▶ [YOUR TASK] In the entries below, find the line with "Rebuild this UI as HTML. Inline all styles." and the line with "Cooling（マニホールド+CDU）　※In Rack Cooling（リアドア）等も対応可能です。</text>", then retype both and everything between them exactly. Do not copy the pictures.

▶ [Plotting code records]
**********

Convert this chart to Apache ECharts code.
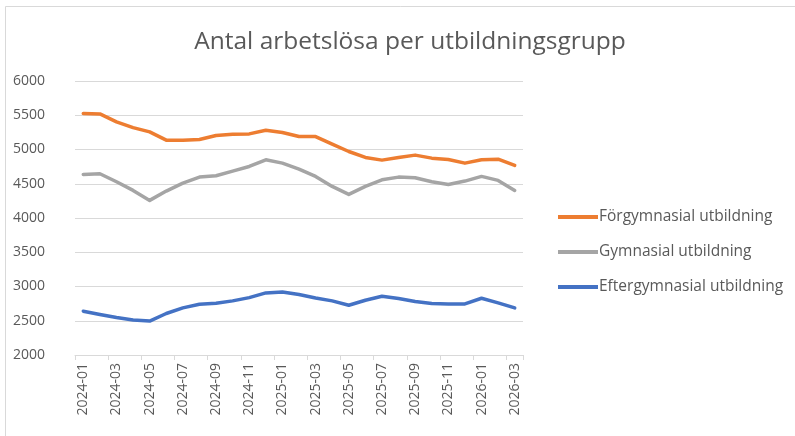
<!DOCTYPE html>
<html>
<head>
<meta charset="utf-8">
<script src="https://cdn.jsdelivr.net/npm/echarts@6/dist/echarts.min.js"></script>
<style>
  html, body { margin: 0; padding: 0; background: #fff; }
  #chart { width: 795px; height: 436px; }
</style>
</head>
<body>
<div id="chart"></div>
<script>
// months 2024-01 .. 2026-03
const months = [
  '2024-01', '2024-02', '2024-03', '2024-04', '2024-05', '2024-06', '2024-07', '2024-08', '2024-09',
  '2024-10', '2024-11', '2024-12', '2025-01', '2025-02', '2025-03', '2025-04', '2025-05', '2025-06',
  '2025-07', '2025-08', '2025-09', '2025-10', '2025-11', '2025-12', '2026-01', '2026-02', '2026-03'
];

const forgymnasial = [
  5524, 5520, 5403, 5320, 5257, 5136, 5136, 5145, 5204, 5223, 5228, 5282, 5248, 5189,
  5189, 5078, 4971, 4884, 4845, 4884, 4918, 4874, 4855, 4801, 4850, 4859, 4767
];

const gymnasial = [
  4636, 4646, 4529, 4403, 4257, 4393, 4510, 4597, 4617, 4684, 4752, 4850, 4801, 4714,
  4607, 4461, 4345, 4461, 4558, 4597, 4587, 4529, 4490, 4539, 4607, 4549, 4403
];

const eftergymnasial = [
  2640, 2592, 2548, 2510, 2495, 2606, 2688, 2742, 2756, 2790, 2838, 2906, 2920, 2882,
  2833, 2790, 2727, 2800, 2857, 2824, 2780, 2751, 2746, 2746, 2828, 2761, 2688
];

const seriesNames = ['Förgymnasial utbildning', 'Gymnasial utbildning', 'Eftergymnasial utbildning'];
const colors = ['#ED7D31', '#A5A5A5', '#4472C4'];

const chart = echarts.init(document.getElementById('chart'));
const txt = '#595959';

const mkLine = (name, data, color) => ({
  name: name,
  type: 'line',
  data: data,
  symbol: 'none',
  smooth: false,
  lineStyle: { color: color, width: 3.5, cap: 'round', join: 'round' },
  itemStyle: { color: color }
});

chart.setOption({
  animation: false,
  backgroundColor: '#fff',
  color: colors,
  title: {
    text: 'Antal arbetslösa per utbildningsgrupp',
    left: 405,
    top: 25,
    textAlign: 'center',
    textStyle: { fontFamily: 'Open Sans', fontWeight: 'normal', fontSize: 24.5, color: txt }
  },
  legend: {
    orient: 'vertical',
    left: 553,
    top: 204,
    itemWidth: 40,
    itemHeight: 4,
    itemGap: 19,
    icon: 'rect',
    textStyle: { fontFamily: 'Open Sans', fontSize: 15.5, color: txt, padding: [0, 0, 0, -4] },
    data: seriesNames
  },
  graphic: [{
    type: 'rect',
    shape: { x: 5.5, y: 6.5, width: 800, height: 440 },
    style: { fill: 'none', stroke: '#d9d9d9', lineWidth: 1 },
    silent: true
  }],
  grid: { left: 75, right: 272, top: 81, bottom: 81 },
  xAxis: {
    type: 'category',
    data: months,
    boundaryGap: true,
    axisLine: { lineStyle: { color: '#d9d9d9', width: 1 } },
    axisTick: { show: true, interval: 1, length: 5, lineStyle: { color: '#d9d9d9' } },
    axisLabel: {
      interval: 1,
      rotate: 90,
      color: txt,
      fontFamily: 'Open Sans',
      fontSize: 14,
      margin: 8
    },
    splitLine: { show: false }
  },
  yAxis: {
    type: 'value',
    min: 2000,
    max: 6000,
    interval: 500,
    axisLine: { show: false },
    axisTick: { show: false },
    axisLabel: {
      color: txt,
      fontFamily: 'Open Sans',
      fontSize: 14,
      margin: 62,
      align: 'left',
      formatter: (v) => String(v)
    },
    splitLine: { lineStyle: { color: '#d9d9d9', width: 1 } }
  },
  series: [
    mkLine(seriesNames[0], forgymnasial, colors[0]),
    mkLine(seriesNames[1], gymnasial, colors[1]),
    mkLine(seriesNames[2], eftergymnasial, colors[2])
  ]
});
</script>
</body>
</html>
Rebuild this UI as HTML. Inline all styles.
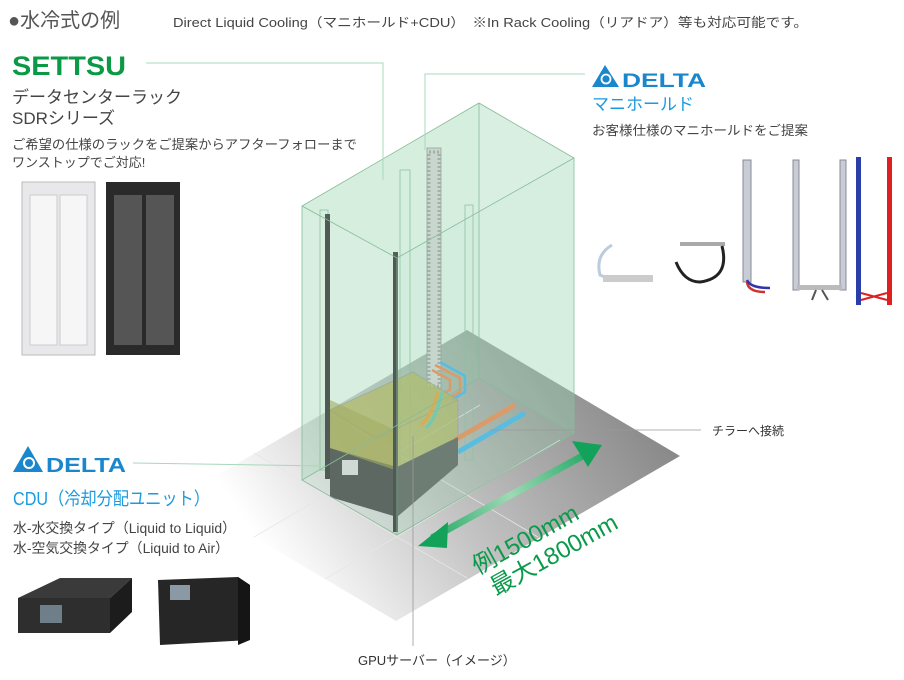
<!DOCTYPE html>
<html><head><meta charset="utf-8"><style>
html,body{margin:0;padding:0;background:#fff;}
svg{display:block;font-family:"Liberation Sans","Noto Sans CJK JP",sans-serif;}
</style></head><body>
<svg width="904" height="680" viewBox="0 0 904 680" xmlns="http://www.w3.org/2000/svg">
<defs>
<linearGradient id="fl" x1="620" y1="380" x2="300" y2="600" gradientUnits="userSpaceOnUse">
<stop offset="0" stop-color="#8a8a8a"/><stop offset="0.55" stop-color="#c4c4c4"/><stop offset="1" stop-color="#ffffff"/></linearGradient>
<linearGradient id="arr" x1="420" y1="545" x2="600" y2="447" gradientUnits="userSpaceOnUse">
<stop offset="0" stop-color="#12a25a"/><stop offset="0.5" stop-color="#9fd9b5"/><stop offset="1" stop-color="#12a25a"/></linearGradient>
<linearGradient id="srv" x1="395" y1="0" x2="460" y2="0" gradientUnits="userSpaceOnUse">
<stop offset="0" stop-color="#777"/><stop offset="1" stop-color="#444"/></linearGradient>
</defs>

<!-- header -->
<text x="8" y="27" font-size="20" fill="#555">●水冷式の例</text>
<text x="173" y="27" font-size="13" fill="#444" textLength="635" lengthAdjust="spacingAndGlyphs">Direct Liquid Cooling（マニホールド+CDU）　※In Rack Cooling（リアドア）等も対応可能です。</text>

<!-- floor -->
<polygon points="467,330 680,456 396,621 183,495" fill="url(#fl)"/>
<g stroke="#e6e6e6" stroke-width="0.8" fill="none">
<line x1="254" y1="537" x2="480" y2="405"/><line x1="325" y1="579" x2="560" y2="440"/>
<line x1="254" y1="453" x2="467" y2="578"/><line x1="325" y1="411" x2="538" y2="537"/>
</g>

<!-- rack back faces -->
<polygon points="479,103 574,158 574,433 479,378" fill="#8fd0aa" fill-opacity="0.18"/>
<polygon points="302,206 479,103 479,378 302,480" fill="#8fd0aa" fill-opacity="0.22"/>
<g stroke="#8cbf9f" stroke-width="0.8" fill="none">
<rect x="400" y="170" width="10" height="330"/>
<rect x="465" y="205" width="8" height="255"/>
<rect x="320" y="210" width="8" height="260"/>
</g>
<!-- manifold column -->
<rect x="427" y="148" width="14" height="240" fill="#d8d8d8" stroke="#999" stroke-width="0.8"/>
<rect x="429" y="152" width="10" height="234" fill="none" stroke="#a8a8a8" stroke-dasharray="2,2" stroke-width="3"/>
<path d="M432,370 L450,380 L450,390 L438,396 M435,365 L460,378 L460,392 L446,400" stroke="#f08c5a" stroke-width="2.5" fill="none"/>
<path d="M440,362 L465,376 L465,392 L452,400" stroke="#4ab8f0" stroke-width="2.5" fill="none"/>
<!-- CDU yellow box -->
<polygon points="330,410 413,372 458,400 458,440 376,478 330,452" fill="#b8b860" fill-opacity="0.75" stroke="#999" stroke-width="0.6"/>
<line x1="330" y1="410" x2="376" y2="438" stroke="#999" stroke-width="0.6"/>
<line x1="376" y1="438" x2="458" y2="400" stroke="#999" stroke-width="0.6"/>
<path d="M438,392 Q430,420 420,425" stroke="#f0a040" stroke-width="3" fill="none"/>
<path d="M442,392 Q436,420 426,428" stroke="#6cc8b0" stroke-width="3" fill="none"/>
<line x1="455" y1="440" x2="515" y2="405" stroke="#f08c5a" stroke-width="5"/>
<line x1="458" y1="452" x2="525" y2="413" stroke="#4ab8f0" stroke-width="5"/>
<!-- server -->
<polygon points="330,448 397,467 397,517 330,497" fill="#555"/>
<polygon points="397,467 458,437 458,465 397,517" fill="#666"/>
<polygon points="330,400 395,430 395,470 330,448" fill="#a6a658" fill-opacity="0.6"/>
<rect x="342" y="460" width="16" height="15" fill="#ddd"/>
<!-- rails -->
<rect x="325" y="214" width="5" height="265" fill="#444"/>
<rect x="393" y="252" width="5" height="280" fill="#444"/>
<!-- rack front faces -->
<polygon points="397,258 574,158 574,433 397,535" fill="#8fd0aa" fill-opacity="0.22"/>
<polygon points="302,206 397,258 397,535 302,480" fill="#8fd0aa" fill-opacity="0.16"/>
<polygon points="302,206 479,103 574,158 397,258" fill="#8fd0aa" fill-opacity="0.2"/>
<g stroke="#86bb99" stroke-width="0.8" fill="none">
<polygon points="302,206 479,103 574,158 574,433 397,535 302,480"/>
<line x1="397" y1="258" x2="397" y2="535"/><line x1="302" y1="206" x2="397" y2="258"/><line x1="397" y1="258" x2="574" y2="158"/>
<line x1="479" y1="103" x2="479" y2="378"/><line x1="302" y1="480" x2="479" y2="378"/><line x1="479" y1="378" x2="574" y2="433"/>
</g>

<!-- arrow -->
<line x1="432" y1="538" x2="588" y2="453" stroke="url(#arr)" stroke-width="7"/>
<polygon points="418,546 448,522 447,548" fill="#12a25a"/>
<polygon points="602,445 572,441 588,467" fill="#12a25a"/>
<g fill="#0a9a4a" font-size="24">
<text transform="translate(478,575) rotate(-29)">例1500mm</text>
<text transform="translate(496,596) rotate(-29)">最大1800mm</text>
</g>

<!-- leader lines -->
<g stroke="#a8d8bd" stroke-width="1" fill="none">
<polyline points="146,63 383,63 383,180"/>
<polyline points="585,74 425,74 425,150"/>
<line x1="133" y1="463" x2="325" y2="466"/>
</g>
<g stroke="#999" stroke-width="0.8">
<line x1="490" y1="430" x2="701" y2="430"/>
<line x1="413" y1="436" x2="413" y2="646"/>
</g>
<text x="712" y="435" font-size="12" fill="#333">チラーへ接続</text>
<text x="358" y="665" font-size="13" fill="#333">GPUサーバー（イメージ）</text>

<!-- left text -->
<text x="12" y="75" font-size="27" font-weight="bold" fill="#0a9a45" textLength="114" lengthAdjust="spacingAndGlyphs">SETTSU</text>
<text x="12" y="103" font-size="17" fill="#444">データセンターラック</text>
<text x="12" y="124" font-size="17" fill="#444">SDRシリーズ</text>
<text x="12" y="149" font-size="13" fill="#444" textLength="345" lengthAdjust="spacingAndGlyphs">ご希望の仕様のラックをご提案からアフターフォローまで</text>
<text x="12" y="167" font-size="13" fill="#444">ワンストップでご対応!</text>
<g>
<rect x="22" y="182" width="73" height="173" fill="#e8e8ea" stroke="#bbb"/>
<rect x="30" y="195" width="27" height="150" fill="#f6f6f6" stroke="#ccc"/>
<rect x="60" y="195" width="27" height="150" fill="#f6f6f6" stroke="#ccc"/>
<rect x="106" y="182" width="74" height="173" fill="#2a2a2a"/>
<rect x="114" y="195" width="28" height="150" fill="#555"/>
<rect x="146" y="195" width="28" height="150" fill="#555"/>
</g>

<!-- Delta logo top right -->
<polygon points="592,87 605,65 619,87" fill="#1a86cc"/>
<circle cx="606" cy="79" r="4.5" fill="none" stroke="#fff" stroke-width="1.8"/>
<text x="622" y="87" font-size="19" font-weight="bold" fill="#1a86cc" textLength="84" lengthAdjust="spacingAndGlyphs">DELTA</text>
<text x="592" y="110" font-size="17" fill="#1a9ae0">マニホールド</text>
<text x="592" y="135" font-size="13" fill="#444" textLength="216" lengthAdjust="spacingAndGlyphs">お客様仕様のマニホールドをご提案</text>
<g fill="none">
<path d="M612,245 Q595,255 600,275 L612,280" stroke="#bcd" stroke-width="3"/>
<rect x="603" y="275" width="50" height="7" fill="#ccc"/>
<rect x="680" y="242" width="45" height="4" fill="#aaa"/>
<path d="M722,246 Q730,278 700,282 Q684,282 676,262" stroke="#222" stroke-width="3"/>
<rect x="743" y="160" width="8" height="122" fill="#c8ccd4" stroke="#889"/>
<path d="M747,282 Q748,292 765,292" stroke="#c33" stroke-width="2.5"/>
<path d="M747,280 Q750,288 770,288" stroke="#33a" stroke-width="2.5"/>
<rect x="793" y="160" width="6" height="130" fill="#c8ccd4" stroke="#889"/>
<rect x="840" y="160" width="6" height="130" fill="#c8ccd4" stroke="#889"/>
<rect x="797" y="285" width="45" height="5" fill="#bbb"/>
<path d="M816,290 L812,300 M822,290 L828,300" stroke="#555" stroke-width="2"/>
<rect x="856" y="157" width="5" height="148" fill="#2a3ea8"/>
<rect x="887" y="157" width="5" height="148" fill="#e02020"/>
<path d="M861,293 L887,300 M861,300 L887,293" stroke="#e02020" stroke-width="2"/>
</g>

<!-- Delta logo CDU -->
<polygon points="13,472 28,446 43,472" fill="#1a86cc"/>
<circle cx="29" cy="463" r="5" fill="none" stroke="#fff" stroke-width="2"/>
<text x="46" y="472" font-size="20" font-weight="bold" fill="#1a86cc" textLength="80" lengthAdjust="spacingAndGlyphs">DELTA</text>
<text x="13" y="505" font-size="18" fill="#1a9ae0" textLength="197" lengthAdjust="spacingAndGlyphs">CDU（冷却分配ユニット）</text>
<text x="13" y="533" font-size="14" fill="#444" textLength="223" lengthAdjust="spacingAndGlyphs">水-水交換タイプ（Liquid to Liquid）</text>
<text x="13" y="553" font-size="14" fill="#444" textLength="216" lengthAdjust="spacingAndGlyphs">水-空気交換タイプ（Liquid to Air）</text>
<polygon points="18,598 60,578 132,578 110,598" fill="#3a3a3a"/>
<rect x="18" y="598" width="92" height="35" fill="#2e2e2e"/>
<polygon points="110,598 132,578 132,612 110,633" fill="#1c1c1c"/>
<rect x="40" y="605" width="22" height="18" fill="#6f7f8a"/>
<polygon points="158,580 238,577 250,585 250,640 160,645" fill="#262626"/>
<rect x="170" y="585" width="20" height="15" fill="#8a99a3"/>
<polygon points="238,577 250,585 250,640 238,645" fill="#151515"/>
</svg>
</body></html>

**********

▶ [COMPLETE RESPONSE]
Rebuild this UI as HTML. Inline all styles.
<!DOCTYPE html>
<html><head><meta charset="utf-8"><style>
html,body{margin:0;padding:0;background:#fff;}
svg{display:block;font-family:"Liberation Sans","Noto Sans CJK JP",sans-serif;}
</style></head><body>
<svg width="904" height="680" viewBox="0 0 904 680" xmlns="http://www.w3.org/2000/svg">
<defs>
<linearGradient id="fl" x1="620" y1="380" x2="300" y2="600" gradientUnits="userSpaceOnUse">
<stop offset="0" stop-color="#8a8a8a"/><stop offset="0.55" stop-color="#c4c4c4"/><stop offset="1" stop-color="#ffffff"/></linearGradient>
<linearGradient id="arr" x1="420" y1="545" x2="600" y2="447" gradientUnits="userSpaceOnUse">
<stop offset="0" stop-color="#12a25a"/><stop offset="0.5" stop-color="#9fd9b5"/><stop offset="1" stop-color="#12a25a"/></linearGradient>
<linearGradient id="srv" x1="395" y1="0" x2="460" y2="0" gradientUnits="userSpaceOnUse">
<stop offset="0" stop-color="#777"/><stop offset="1" stop-color="#444"/></linearGradient>
</defs>

<!-- header -->
<text x="8" y="27" font-size="20" fill="#555">●水冷式の例</text>
<text x="173" y="27" font-size="13" fill="#444" textLength="635" lengthAdjust="spacingAndGlyphs">Direct Liquid Cooling（マニホールド+CDU）　※In Rack Cooling（リアドア）等も対応可能です。</text>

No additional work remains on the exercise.